Group f/64 limits its members and invitational names to those workers who are striving to define photography as an art form by simple and direct presentation through purely photographic methods. The Group will show no work at any time that does not conform to its standards of pure photography. Pure photography is defined as possessing no qualities of technique, composition or idea, derivative of any other art form. The production of the "Pictorialist," on the other hand, indicates a devotion to principles of art which are directly related to painting and the graphic arts.
The members of Group f/64 believe that photography, as an art form, must develop along lines defined by the actualities and limitations of the photographic medium, and must always remain independent of ideological conventions of art and aesthetics that are reminiscent of a period and culture antedating the growth of the medium itself.
The Group will appreciate information regarding any serious work in photography that has escaped its attention, and is favorable towards establishing itself as a Forum of Modern Photography."
Adams himself said, in a 1933 article he wrote for Camera Craft magazine:
Our motive is not to impose a school with rigid limitations, or to present our work with belligerent scorn of other view-points, but to indicate what we consider to be reasonable statements of straight photography. Our individual tendencies are encouraged; the Group Exhibits suggest distinctive individual view-points, technical and emotional, achieved without departure from the simplest aspects of straight photographic procedure.
The movement away from pictorialism to straight photography, as defined by 'Group f/64', dominated artistic photography in the United States from the early 1930s until well into the 1970s. It's influence had spread abroad by the 1950s and also was significant in other parts of the world.
Are there tenets of or lessons from this group that are important or useful for photography today even in the modern digital world?
Had Ansel Adams not been the primary "name" associated with 'Group f/64', I'm not sure we would hear anywhere near as much about them today as we do.

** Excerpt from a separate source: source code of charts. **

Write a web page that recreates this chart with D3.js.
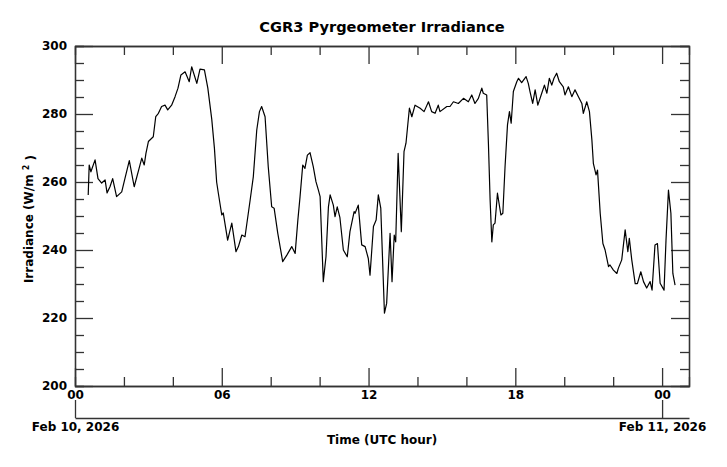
<!DOCTYPE html>
<html>
  <head>
    <meta charset="utf-8">
    <title>CGR3 Pyrgeometer Irradiance</title>
    <script src="https://d3js.org/d3.v7.min.js"></script>
    <style>
      body { margin: 0; background: #fff; }
      text { font-family: "DejaVu Sans", sans-serif; font-weight: bold; fill: #000; }
      .axis path, .axis line { stroke: #333; stroke-width: 1.3; }
    </style>
  </head>
  <body>
    <script>

      // hours since 00 UTC Feb 10, 2026
      var hours = [0.54, 0.58, 0.65, 0.82, 0.94, 1.09, 1.23, 1.31, 1.43, 1.54, 1.70, 1.91, 2.04, 2.22,
        2.42, 2.62, 2.73, 2.83, 2.90, 3.00, 3.20, 3.30, 3.41, 3.54, 3.68, 3.79, 3.95, 4.09, 4.21,
        4.33, 4.50, 4.67, 4.77, 4.98, 5.11, 5.29, 5.43, 5.59, 5.70, 5.79, 5.86, 6.00, 6.06, 6.24,
        6.41, 6.58, 6.68, 6.82, 6.95, 7.16, 7.29, 7.43, 7.54, 7.63, 7.77, 7.90, 8.04, 8.14, 8.29,
        8.49, 8.66, 8.86, 9.00, 9.11, 9.20, 9.31, 9.40, 9.50, 9.61, 9.74, 9.85, 9.95, 10.02, 10.15,
        10.26, 10.36, 10.43, 10.56, 10.63, 10.72, 10.83, 10.97, 11.13, 11.24, 11.41, 11.45, 11.58,
        11.72, 11.86, 11.99, 12.06, 12.20, 12.31, 12.40, 12.50, 12.65, 12.74, 12.88, 12.96, 13.05,
        13.11, 13.21, 13.34, 13.45, 13.53, 13.59, 13.67, 13.77, 13.90, 14.11, 14.27, 14.45, 14.58,
        14.72, 14.85, 14.92, 15.20, 15.33, 15.47, 15.67, 15.88, 16.08, 16.22, 16.35, 16.49, 16.63,
        16.69, 16.83, 16.90, 16.97, 17.04, 17.10, 17.17, 17.27, 17.41, 17.49, 17.58, 17.68, 17.76,
        17.83, 17.92, 18.06, 18.13, 18.26, 18.44, 18.53, 18.60, 18.71, 18.81, 18.92, 19.08, 19.19,
        19.29, 19.39, 19.49, 19.58, 19.69, 19.80, 19.96, 20.03, 20.17, 20.31, 20.44, 20.58, 20.72,
        20.78, 20.92, 21.03, 21.13, 21.19, 21.30, 21.36, 21.47, 21.58, 21.67, 21.81, 21.87, 22.01,
        22.15, 22.21, 22.35, 22.49, 22.60, 22.66, 22.76, 22.90, 22.99, 23.13, 23.24, 23.37, 23.51,
        23.59, 23.71, 23.81, 23.92, 24.08, 24.16, 24.26, 24.36, 24.44, 24.53];

      // irradiance, W/m^2
      var irradiance = [256.2, 265.0, 263.0, 266.5, 261.0, 259.7, 260.6, 256.8, 258.6, 261.0, 255.7,
        257.1, 261.0, 266.3, 258.6, 264.0, 267.0, 265.0, 268.4, 271.9, 273.3, 279.2, 280.2, 282.2,
        282.6, 281.2, 282.6, 285.1, 287.6, 291.5, 292.4, 289.5, 293.9, 289.0, 293.2, 293.0, 287.6,
        278.5, 269.9, 260.0, 256.7, 250.3, 250.9, 242.9, 247.9, 239.5, 241.0, 244.4, 243.9, 254.7,
        261.6, 275.3, 280.7, 282.2, 279.2, 264.5, 252.7, 252.3, 244.9, 236.6, 238.5, 241.0, 239.0,
        248.8, 255.7, 265.0, 264.0, 267.9, 268.6, 264.5, 260.1, 257.6, 255.7, 230.7, 238.0, 252.7,
        256.2, 253.2, 249.8, 252.7, 249.5, 240.0, 238.0, 245.4, 251.3, 250.8, 253.2, 241.5, 241.0,
        237.5, 232.6, 246.9, 248.8, 256.2, 252.3, 221.4, 224.3, 244.9, 230.7, 244.4, 242.4, 268.4,
        245.4, 268.9, 271.4, 275.8, 281.7, 279.2, 282.6, 281.7, 280.7, 283.6, 280.7, 280.2, 282.6,
        280.7, 282.2, 282.2, 283.6, 283.1, 284.6, 283.6, 285.6, 283.1, 284.6, 287.6, 286.1, 285.6,
        271.4, 254.7, 242.4, 247.4, 247.9, 256.7, 250.3, 250.8, 264.5, 276.8, 280.7, 277.3, 286.6,
        289.5, 290.5, 289.2, 291.0, 289.0, 286.6, 283.1, 287.1, 282.6, 286.1, 288.5, 286.1, 290.5,
        288.5, 290.5, 292.0, 289.5, 288.0, 285.6, 288.0, 285.1, 287.1, 285.1, 283.1, 280.2, 283.6,
        280.7, 272.4, 265.5, 262.1, 263.5, 250.8, 241.9, 240.0, 235.1, 235.6, 234.1, 233.1, 234.6,
        237.1, 245.9, 239.5, 243.4, 237.1, 230.1, 230.1, 233.6, 230.7, 228.8, 230.7, 228.2, 241.5,
        241.9, 230.2, 228.2, 242.9, 257.6, 250.8, 233.1, 229.7];

      var majorHours = [0, 6, 12, 18, 24];
      var minorHours = [2, 4, 8, 10, 14, 16, 20, 22];
      var majorValues = [200, 220, 240, 260, 280, 300];
      var minorValues = [205, 210, 215, 225, 230, 235, 245, 250, 255, 265, 270, 275, 285, 290, 295];
      var dateHours = [0, 24];
      var dateLabels = ["Feb 10, 2026", "Feb 11, 2026"];

      var plotLeft = 75, plotRight = 689, plotTop = 46, plotBottom = 386;

      var svg = d3.select("body").append("svg")
                  .attr("width", 727)
                  .attr("height", 467);

      var x = d3.scaleLinear().domain([0, 25.1]).range([plotLeft, plotRight]);
      var y = d3.scaleLinear().domain([200, 300]).range([plotBottom, plotTop]);

      function hourLabel(h) { return d3.format("02d")(h % 24); }

      // bottom axis with labels, plus minor ticks
      svg.append("g").attr("class", "axis")
         .attr("transform", "translate(0," + plotBottom + ")")
         .call(d3.axisBottom(x).tickValues(majorHours).tickFormat(hourLabel)
                 .tickSizeInner(-18).tickSizeOuter(0).tickPadding(4))
         .selectAll("text").style("font-size", "12px");
      svg.append("g").attr("class", "axis")
         .attr("transform", "translate(0," + plotBottom + ")")
         .call(d3.axisBottom(x).tickValues(minorHours).tickFormat("").tickSize(-9));

      // top axis, ticks only
      svg.append("g").attr("class", "axis")
         .attr("transform", "translate(0," + plotTop + ")")
         .call(d3.axisTop(x).tickValues(majorHours).tickFormat("").tickSizeInner(-18).tickSizeOuter(0));
      svg.append("g").attr("class", "axis")
         .attr("transform", "translate(0," + plotTop + ")")
         .call(d3.axisTop(x).tickValues(minorHours).tickFormat("").tickSize(-9));

      // left axis with labels
      svg.append("g").attr("class", "axis")
         .attr("transform", "translate(" + plotLeft + ",0)")
         .call(d3.axisLeft(y).tickValues(majorValues)
                 .tickSizeInner(-18).tickSizeOuter(0).tickPadding(8))
         .selectAll("text").style("font-size", "12px");
      svg.append("g").attr("class", "axis")
         .attr("transform", "translate(" + plotLeft + ",0)")
         .call(d3.axisLeft(y).tickValues(minorValues).tickFormat("").tickSize(-9));

      // right axis, ticks only
      svg.append("g").attr("class", "axis")
         .attr("transform", "translate(" + plotRight + ",0)")
         .call(d3.axisRight(y).tickValues(majorValues).tickFormat("").tickSizeInner(-18).tickSizeOuter(0));
      svg.append("g").attr("class", "axis")
         .attr("transform", "translate(" + plotRight + ",0)")
         .call(d3.axisRight(y).tickValues(minorValues).tickFormat("").tickSize(-9));

      // date axis below
      svg.append("g").attr("class", "axis")
         .attr("transform", "translate(0,418)")
         .call(d3.axisBottom(x).tickValues(dateHours)
                 .tickFormat(function(d, i) { return dateLabels[i]; })
                 .tickSizeInner(-18).tickSizeOuter(0).tickPadding(4))
         .selectAll("text").style("font-size", "12px");

      // data line
      var line = d3.line()
                   .x(function(d, i) { return x(hours[i]); })
                   .y(function(d) { return y(d); });

      svg.append("path")
         .datum(irradiance)
         .attr("fill", "none")
         .attr("stroke", "#000")
         .attr("stroke-width", 1.2)
         .attr("stroke-linejoin", "round")
         .attr("d", line);

      // titles
      svg.append("text")
         .attr("x", (plotLeft + plotRight) / 2).attr("y", 32)
         .attr("text-anchor", "middle")
         .style("font-size", "14.6px")
         .text("CGR3 Pyrgeometer Irradiance");

      svg.append("text")
         .attr("x", (plotLeft + plotRight) / 2).attr("y", 444)
         .attr("text-anchor", "middle")
         .style("font-size", "12px")
         .text("Time (UTC hour)");

      var ytitle = svg.append("text")
         .attr("transform", "translate(33,219) rotate(-90)")
         .attr("text-anchor", "middle")
         .style("font-size", "12px");
      ytitle.append("tspan").text("Irradiance (W/m ");
      ytitle.append("tspan").attr("dy", "-0.5em").style("font-size", "8px").text("2");
      ytitle.append("tspan").attr("dy", "0.5em").text(" )");

    </script>
  </body>
</html>
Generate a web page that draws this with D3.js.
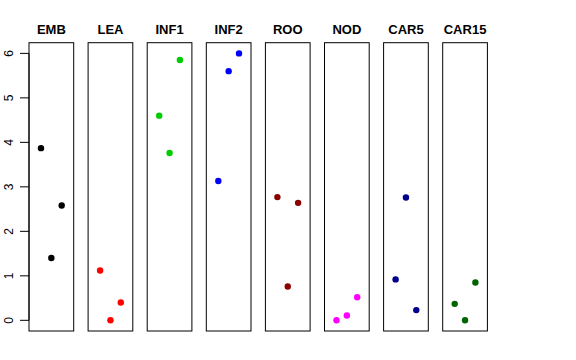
<!DOCTYPE html>
<html>
<head>
<meta charset="utf-8">
<script src="https://cdn.jsdelivr.net/npm/d3@7"></script>
<style>
  body { margin: 0; background: #fff; }
  svg { display: block; font-family: "Liberation Sans", Arial, sans-serif; }
</style>
</head>
<body>
<svg id="plot" width="576" height="360"></svg>
<script>
var tissues = ['EMB', 'LEA', 'INF1', 'INF2', 'ROO', 'NOD', 'CAR5', 'CAR15'];
var colors = ['#000000', '#ff0000', '#00cd00', '#0000ff', '#8b0000', '#ff00ff', '#00008b', '#006400'];
// three replicates per tissue, x slot 1..3 inside each panel
var slots = [
  [1, 3, 2], [1, 3, 2], [3, 1, 2], [3, 2, 1],
  [1, 3, 2], [1, 2, 3], [2, 1, 3], [3, 1, 2]
];
var values = [
  [3.87, 2.58, 1.40],
  [1.12, 0.40, 0.00],
  [5.85, 4.60, 3.76],
  [6.00, 5.60, 3.13],
  [2.77, 2.64, 0.76],
  [0.00, 0.11, 0.52],
  [2.76, 0.92, 0.23],
  [0.85, 0.37, 0.00]
];
var yTicks = [0, 1, 2, 3, 4, 5, 6];

var svg = d3.select('#plot');
var plotTop = 42.7, plotBottom = 331;
var firstLeft = 29, panelW = 44.7, step = 59.1;

var y = d3.scaleLinear().domain([-0.24, 6.24]).range([plotBottom, plotTop]);
var x = d3.scaleLinear().domain([-0.16, 4.16]).range([0, panelW]);

// y axis (left of first panel)
var axis = svg.append('g');
axis.append('line')
  .attr('x1', firstLeft).attr('x2', firstLeft)
  .attr('y1', y(0)).attr('y2', y(6))
  .attr('stroke', '#000');
axis.selectAll('line.tick').data(yTicks).enter().append('line')
  .attr('class', 'tick')
  .attr('x1', 20).attr('x2', firstLeft)
  .attr('y1', function(d) { return y(d); })
  .attr('y2', function(d) { return y(d); })
  .attr('stroke', '#000');
axis.selectAll('text').data(yTicks).enter().append('text')
  .attr('transform', function(d) { return 'translate(13,' + y(d) + ') rotate(-90)'; })
  .attr('text-anchor', 'middle')
  .attr('font-size', 12)
  .text(function(d) { return d; });

tissues.forEach(function(name, i) {
  var left = firstLeft + i * step;
  var g = svg.append('g').attr('transform', 'translate(' + left + ',0)');

  g.append('rect')
    .attr('x', 0).attr('y', plotTop)
    .attr('width', panelW).attr('height', plotBottom - plotTop)
    .attr('fill', 'none').attr('stroke', '#000');

  g.append('text')
    .attr('x', panelW / 2).attr('y', 34)
    .attr('text-anchor', 'middle')
    .attr('font-size', 13).attr('font-weight', 'bold')
    .text(name);

  g.selectAll('circle').data(values[i]).enter().append('circle')
    .attr('cx', function(d, j) { return x(slots[i][j]); })
    .attr('cy', function(d) { return y(d); })
    .attr('r', 3.2)
    .attr('fill', colors[i]);
});
</script>
</body>
</html>
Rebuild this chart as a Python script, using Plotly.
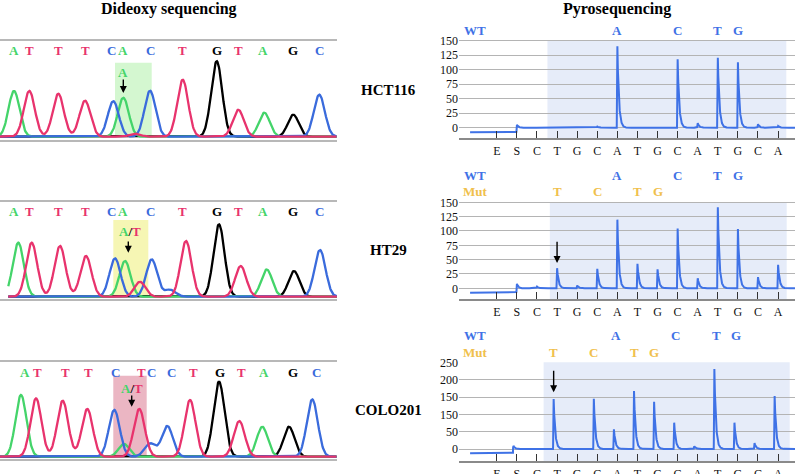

Many people like to invoke Adams as some kind of mystical compositional genius when they seem to have no clue whatsoever as to what his most significant contributions to the art of photography actually were. In reality, his ascendence to the throne of American photographers in the mid-20th century was all about his development of the zone system and darkroom techniques that allowed him, and those who learned from him, to successfully capture scenes that had previously not been printable on the papers available to photographers at the time.
That's not to say that Adams was a slouch when it came to composition. He certainly was not. But it doesn't seem to me that the way he composed was revolutionary at all. He more or less followed the general rules of composition that were prevalent at the time. Many of these 'rules' were learned by photographers from observing several hundred years worth of masterpiece paintings.
What was revolutionary about the work of Ansel Adams was the way he exposed and developed that allowed a scene with wider extremes between the darkest and brightest parts to be depicted in a photograph than could be done conventionally using the best films and papers available at that time. He also did it so that the things he wanted to emphasize were reinforced by the tonal values within the photograph.
It's not that Adams "saw" all these wonderful scenes in front of him that no one else had tried to capture before. Others had tried and failed to do much of what Adams did compositionally. Those failures were due to limitations of dynamic range and tonal control. Where Ansel Adams expanded the envelope was in the way he controlled the range of tonal values from pure black to pure white to fit the details in the scene into a tonal range that could be printed on existing photo papers while also drawing the viewer's eyes to the things he wanted them to see.
Adams' membership in 'Group f/64' probably contributed a lot more to the status of 'Group f/64' and most of its other members than membership in 'Group f/64' contributed to Adams' stature as a photographic genius for his innovations in exposure and darkroom techniques. To be sure, much of the work that the members of 'Group f/64' did would not have been possible without techniques created or enhanced by Adams. In many cases it was those techniques themselves that allowed 'Group f/64' members and their followers to do what they did compositionally.
Today many of us probably take the true contributions of Adams, his work regarding exposure and darkroom techniques, for granted. We don't remember a time before Adams' zone system when the images he created using those techniques were thought to be not possible to make. Yet many of us still refer to him as the greatest American photographer of the 20th Century without knowing exactly why we say he is.
As inkista quotes Cartier-Bresson in a comment to the question:
"The world is going to pieces and people like Adams and Weston are photographing rocks!” So influence/impact on their contemporaries, let alone ours, maybe not so much.
Where the influence of 'Group f/64' has the most impact for us today, perhaps, is in the technical requirements for things such as lenses and recording mediums, and in the proper use of them, that the 'Group f/64' style required (and that pictorialism which preceded it did not). Even as Cartier-Bresson and others like him began emphasizing humans in their sociological/historical contexts and often in motion - rather than static scenes in nature - they accepted some of the basic tenets of straight photography that had been popularized by 'Group f/64':
- Sharply focused
- Carefully framed
- Precisely exposed
Many of us still place a good deal of emphasis on those things today.